Di sela suara house music dan suara bising kendaraan dari jalan raya yang terpaut beberapa meter saja dari kursi tempat duduk kami, Mus berbagi cerita tentang jasa antar galon dan laundri yang ia tekuni. Tempat tinggalnya yang tidak jauh dengan lokasi kos-kosan mahasiswa lah yang membuatnya berpikir untuk menyediakan layanan air minum galon. Baginya usaha ini cukup menjanjikan, dari  awalnya ia hanya memiliki satu galon dan kini jumlah itu bertambah menjadi dua puluh lima buah galon. Selain layanan antar galon, di rumah tinggalnya yang beralamat di Terban GK V/306 ia juga memiliki satu unit mesin cuci untuk usaha laundri yang meraup dua puluh kilo perhari. Meski penghasilan yang diperolehnya tidak besar, ia masih bisa menyisihkan sebagian penghasilannya untuk ditabung selain yang habis untuk untuk biaya hidup sehari-hari dan biaya pendidikan kedua anaknya yang masih duduk di bangku sekolah dasar. “Saya tidak ingin seumur hidup saya hanya di parkiran. Besok Insya Allah jika tabungan saya sudah cukup, saya ingin membuka warung makan Ikan Bakar di Jogja”.

Masih dengan iringan house music yang sedikit terdengar gaduh. Optimisme yang besar makin tersirat di wajah laki-laki dua anak ini.

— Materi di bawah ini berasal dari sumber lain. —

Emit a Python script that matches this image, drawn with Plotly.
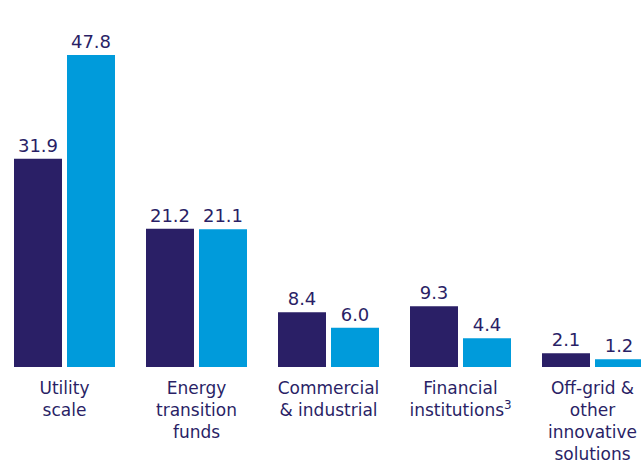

Istrinya yang baru saja bergabung beberapa menit lalu turut menambahi bahwa dirinya telah cukup banyak belajar tentang resep makanan Bugis Makassar, “Coto, Sop Saudara, Jalangkote, saya sudah bisa buat”, ungkapnya. Terakhir ketika turut pulang ke Makassar, kesempatan itupun digunakannya untuk banyak belajar masakan lainnya pada sanak keluarga suaminya. Menyambung perkataan sang istri, Mus yang baru saja menghabiskan satu batang rokok mengemukakan niat dan harapannya, kelak ia pun bisa membuka warung makan yang sama di Makassar. Jiwa petualang yang membawanya menjajaki beberapa kota di pulau Jawa hingga akhirnya menetap di Jogja tidak sedikit mempengaruhi keterikatan batinnya akan Butta Mangkasara. Tiap dua tahun, ia selalu menyepatkan diri untuk pulang dan bertemu dengan sanak keluarga besarnya.

Kini ia masih menekuni usaha-usahanya itu di samping mengelola satu lagi usaha laundrian di daerah Gejayan. Milik anak orang Kalimantan yang telah dikenalnya selama delapan tahun di perantauan. Dunia parkiran yang menjadi bagian dari kesehariaannya juga diperolehnya dari kehidupan bermasyarakat di daerah tempat inggalnya. Pribadi yang ramah, dan jiwa sosial yang tinggi menjadikannya mudah bergaul dan mendapat kepercayaan dari warga setempat hingga ia pun ditawari untuk bekerja di parkiran mirota. Ketika ditanya tentang pengalamannya selama di dunia parkir, ia bercerita bahwa dirinya kerap memunculkan sikap tegas terhadap pengujung yang kadang tidak taat aturan. Baginya, menjadi bagian dari perparkiran adalah kerja tanggung jawab penuh. Ia pun bercerita bahwa sistem perparkiran yang dijalankan di mirota kampus itu berbeda dengan beberapa tempat parkir lainnya.

Ia mengakui, jiwa semangat dan kerja kerasnya itu adalah bawaan yang diperolehnya dari keluarga yang selalu mengajarinya arti hidup mandiri dan konsisten dalam hidup.